Goal
Tally the lines containing the word "this", and report the tally alone.

Available data
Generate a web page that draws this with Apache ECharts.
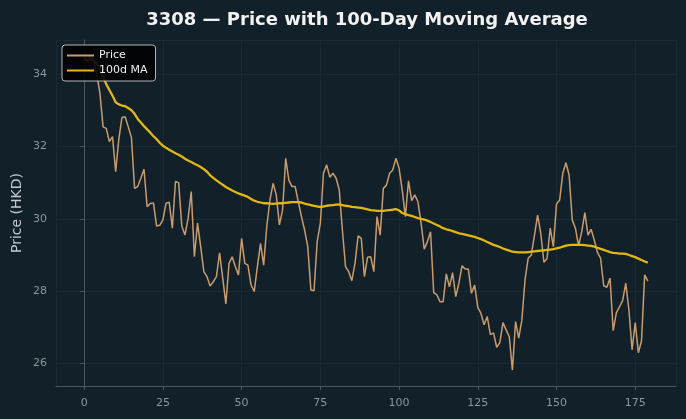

...

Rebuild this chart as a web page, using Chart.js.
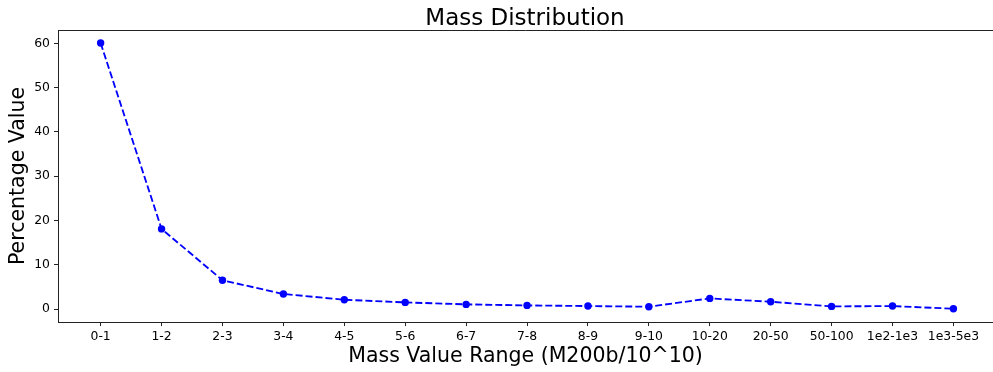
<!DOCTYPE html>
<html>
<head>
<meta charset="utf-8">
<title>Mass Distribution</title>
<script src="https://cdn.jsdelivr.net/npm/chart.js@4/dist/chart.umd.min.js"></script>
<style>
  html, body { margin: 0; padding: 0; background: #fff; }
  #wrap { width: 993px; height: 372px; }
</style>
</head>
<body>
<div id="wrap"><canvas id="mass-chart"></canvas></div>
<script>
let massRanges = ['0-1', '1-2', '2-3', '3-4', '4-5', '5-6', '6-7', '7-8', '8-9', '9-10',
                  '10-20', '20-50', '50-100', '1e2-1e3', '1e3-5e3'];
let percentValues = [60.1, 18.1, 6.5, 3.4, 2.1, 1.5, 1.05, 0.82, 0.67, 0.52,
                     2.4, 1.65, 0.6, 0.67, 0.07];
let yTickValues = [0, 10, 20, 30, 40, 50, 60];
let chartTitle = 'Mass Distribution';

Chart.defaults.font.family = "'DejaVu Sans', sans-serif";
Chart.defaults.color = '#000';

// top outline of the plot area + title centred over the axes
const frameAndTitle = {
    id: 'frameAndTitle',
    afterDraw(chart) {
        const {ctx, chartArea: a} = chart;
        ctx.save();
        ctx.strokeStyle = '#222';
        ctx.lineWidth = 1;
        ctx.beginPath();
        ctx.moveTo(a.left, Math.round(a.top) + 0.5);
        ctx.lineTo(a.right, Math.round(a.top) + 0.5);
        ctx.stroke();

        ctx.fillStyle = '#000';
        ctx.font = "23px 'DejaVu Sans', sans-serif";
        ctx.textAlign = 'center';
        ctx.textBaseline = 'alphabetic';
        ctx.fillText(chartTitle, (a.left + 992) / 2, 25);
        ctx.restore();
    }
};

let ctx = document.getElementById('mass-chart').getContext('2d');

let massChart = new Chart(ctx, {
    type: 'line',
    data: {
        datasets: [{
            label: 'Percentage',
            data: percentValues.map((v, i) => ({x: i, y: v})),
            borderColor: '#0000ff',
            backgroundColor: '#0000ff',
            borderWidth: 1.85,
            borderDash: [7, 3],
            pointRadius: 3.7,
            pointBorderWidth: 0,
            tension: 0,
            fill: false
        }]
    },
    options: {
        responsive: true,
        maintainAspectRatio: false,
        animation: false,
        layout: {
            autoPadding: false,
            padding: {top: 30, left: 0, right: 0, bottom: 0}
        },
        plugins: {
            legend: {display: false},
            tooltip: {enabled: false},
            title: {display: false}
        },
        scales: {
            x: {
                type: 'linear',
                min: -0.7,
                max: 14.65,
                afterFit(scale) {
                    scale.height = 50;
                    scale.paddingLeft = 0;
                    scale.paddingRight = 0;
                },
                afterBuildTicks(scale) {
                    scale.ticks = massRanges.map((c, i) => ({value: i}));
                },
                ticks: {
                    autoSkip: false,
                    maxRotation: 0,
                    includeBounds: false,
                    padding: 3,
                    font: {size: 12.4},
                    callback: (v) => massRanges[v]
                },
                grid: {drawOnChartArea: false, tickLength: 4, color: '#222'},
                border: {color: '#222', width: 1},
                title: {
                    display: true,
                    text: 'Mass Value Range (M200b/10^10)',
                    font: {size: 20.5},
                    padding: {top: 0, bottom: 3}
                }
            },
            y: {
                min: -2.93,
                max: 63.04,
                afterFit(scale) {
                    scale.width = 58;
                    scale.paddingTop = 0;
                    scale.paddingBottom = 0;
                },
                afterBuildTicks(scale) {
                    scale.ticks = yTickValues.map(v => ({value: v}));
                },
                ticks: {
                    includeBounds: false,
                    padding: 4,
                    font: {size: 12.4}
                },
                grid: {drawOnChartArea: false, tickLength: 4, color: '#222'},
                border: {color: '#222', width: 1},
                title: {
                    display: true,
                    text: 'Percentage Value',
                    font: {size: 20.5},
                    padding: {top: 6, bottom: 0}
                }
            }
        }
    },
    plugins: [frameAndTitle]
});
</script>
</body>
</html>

Reply to the exercise
2